Instructions for the task
Work out how many lines have "image" in them. Give only that number.

Material provided
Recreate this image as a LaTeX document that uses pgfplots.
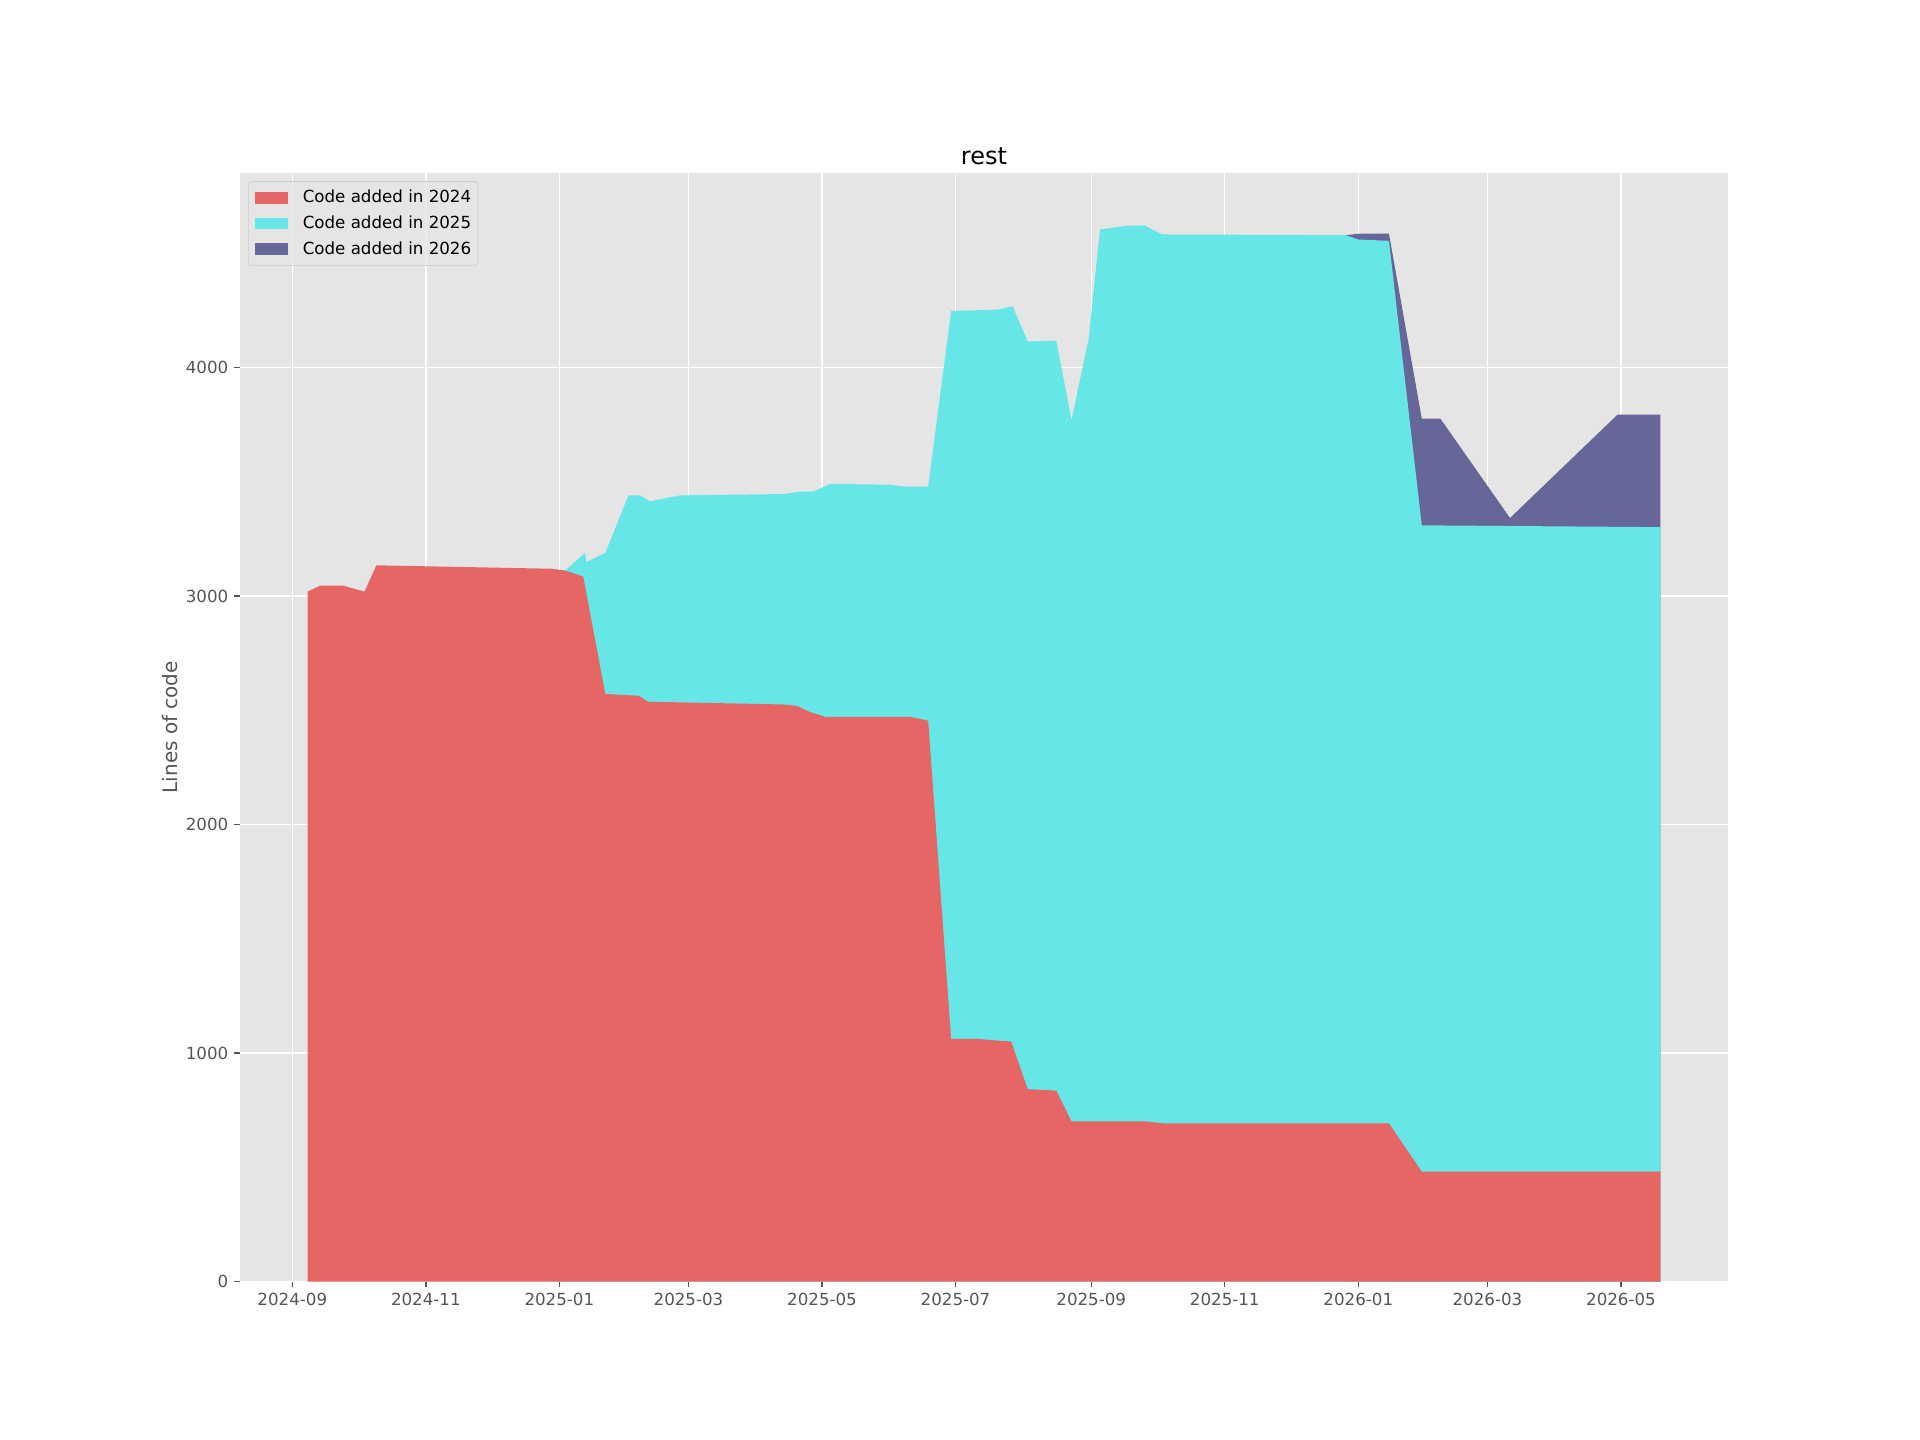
\documentclass[border=0pt]{standalone}
\usepackage{pgfplots}
\pgfplotsset{compat=1.18}
\usepackage{fontspec}
\setmainfont{DejaVu Sans}
\definecolor{c24}{HTML}{E66666}
\definecolor{c25}{HTML}{66E6E6}
\definecolor{c26}{HTML}{666699}
\definecolor{bg}{HTML}{E5E5E5}
\definecolor{tickc}{HTML}{555555}
\definecolor{legedge}{HTML}{CCCCCC}
\begin{document}
\begin{tikzpicture}
\path[use as bounding box] (-144pt,-95.04pt) rectangle (1008pt,768.96pt);
\begin{axis}[
  at={(0pt,0pt)}, anchor=south west,
  scale only axis, width=892.8pt, height=665.28pt,
  xmin=-23.9, xmax=655.9, ymin=0, ymax=4853,
  axis background/.style={fill=bg},
  axis line style={draw=none},
  grid=major, major grid style={white, line width=0.8pt},
  xtick={0,61,122,181,242,303,365,426,487,546,607},
  xticklabels={2024-09,2024-11,2025-01,2025-03,2025-05,2025-07,2025-09,2025-11,2026-01,2026-03,2026-05},
  ytick={0,1000,2000,3000,4000},
  scaled y ticks=false,
  /pgf/number format/1000 sep={},
  /pgf/number format/assume math mode=true,
  tick align=outside, xtick pos=left, ytick pos=left,
  major tick length=3.5pt,
  tick style={tickc, line width=0.8pt},
  ticklabel style={font=\fontsize{10}{12}\selectfont, text=tickc},
  title={rest},
  title style={font=\fontsize{14.4}{17}\selectfont, at={(0.5,1)}, anchor=base, yshift=-0.8pt},
  ylabel={Lines of code},
  ylabel style={font=\fontsize{12}{14}\selectfont, text=tickc, at={(axis description cs:-0.04727,0.5)}, anchor=center},
  legend style={at={(0,1)}, anchor=north west, xshift=5pt, yshift=-5pt,
    draw=legedge, fill=bg, fill opacity=0.8, text opacity=1, rounded corners=2pt,
    font=\fontsize{10}{12}\selectfont, text=black,
    inner xsep=2pt, inner ysep=3.3pt, row sep=2.3pt, column sep=6.7pt,
    nodes={inner sep=2pt}},
  legend cell align=left,
  reverse legend,
  legend image code/.code={\path (-1.8pt,0pt); \path[#1, fill opacity=1, sharp corners] (0pt,-3.5pt) rectangle (20pt,3.5pt);},
]
% Code added in 2026 (cumulative total)
\addplot[fill=c26, draw=none] coordinates {
(481.2,4580) (488,4587) (501,4587) (516,3777) (524.5,3777) (556.3,3342) (605.5,3795) (625,3795)
} \closedcycle;
\addlegendentry{Code added in 2026}
% Code added in 2025 (cumulative 2024+2025)
\addplot[fill=c25, draw=none] coordinates {
(118.2,3120) (124.7,3112) (133.7,3189) (134.3,3149) (143,3189) (153.6,3441) (158.9,3441)
(163.4,3415) (177.1,3441) (224.5,3447) (231.6,3457) (237.7,3457) (245.8,3491) (272.7,3488)
(280.3,3479) (290.5,3479) (301,4248) (322.5,4254) (329,4269) (336,4115) (349,4118)
(356,3770) (363.8,4127) (369,4605) (382.2,4622) (389.4,4622) (397.4,4583) (481.2,4580)
(487,4561) (501,4555) (516,3310) (625,3302)
} \closedcycle;
\addlegendentry{Code added in 2025}
% Code added in 2024
\addplot[fill=c24, draw=none] coordinates {
(7,3020) (12.7,3046) (23.2,3046) (33,3020) (38.4,3135) (118.2,3120) (124.7,3112)
(132.9,3086) (143,2572) (158.3,2564) (162.5,2538) (224.2,2526) (230.4,2520) (236.4,2493)
(243.5,2472) (282.1,2472) (290.5,2455) (301,1062) (313.5,1062) (321.9,1055) (328.4,1051)
(336,842) (349,836) (356,701) (389.7,701) (397.5,693) (501,693) (516,481) (625,481)
} \closedcycle;
\addlegendentry{Code added in 2024}
\end{axis}
\end{tikzpicture}
\end{document}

Answer to this problem
2